Regex in CMIP6_CV.json to test `*_index` attributes
neumannd opened this issue · 1 comments
The CMIP6_CV.json
contains regular expressions to test the global attributes physics_index
, initialization_index
, forcing_index
and realization_index
for correctness. These global attributes should be integers (CMIP6 Global Attributes, DRS, Filenames, Directory Structure, and CV’s). Therefore, the CMOR PrePARE.py script) just checks the type of these attributes and does not use the regex of CMIP6_CV.json
.
However, the regular expression provided in CMIP6_CV.json
seems to check for an arbitrary number of [
in front and ]
behind the integer. I don't understand, why this is done. This seems to contradict CMIP6 Global Attributes, DRS, Filenames, Directory Structure, and CV’s.
evaluation of the regular expression
In the CMIP6_CV.json
the regex for testing the *_index
attributes is written as:
^\\[\\{0,\\}[[:digit:]]\\{1,\\}\\]\\{0,\\}$
The first \
of each \\
escapes the second \
. That's clear. Without escapes we have
^\[\{0,\}[[:digit:]]\{1,\}\]\{0,\}$
I assume that we have a POSIX Basic Regular Expression. That means that \[
and \]
are taken literally. \{n,\}
are intepreted as: "the sign/character/number left of this expression may appear n
to infinite times". The ^
and $
are the beginning and end of a line, respectively.
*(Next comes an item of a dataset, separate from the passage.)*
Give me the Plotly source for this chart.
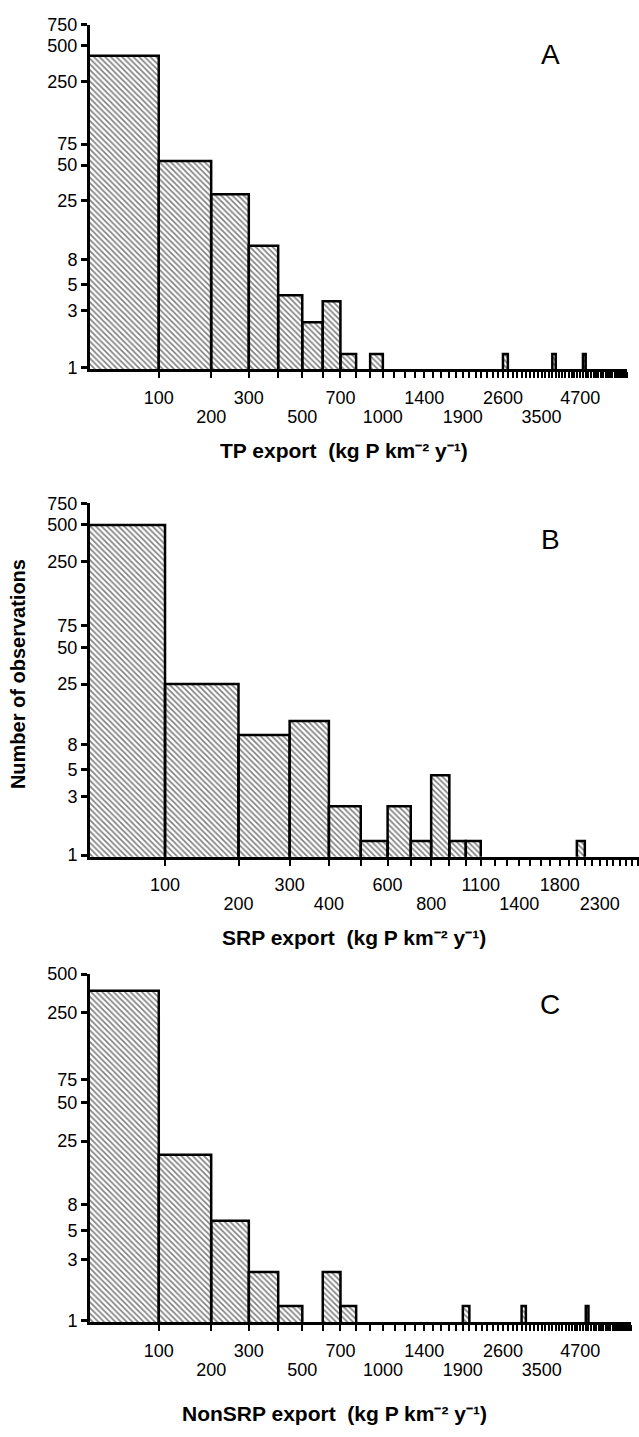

Thus, we have
^ : beginning of the line
\[\{0,\} : `[` appears zero to infinite times
[[:digit:]]\{1,\} : a digit between `0` and `9` appears one to infinite times
\]\{0,\} : `]` appears zero to infinite times
$ : end of the line
These values would be captured by the regular expression:
1
123
42
53253262
But also these values would be captured by the regular expression:
[1435]
[[123]]
[[123]
[123]]
[123]]]]]]]]]
I would have expected this regular expression
^[[:digit:]]\\{1,\\}$
or
^[[0-9]]\\{1,\\}$
^[[:digit:]]+$
^[[0-9]]+$
Or is this something that should be mentioned in https://github.com/PCMDI/cmor/issues/256?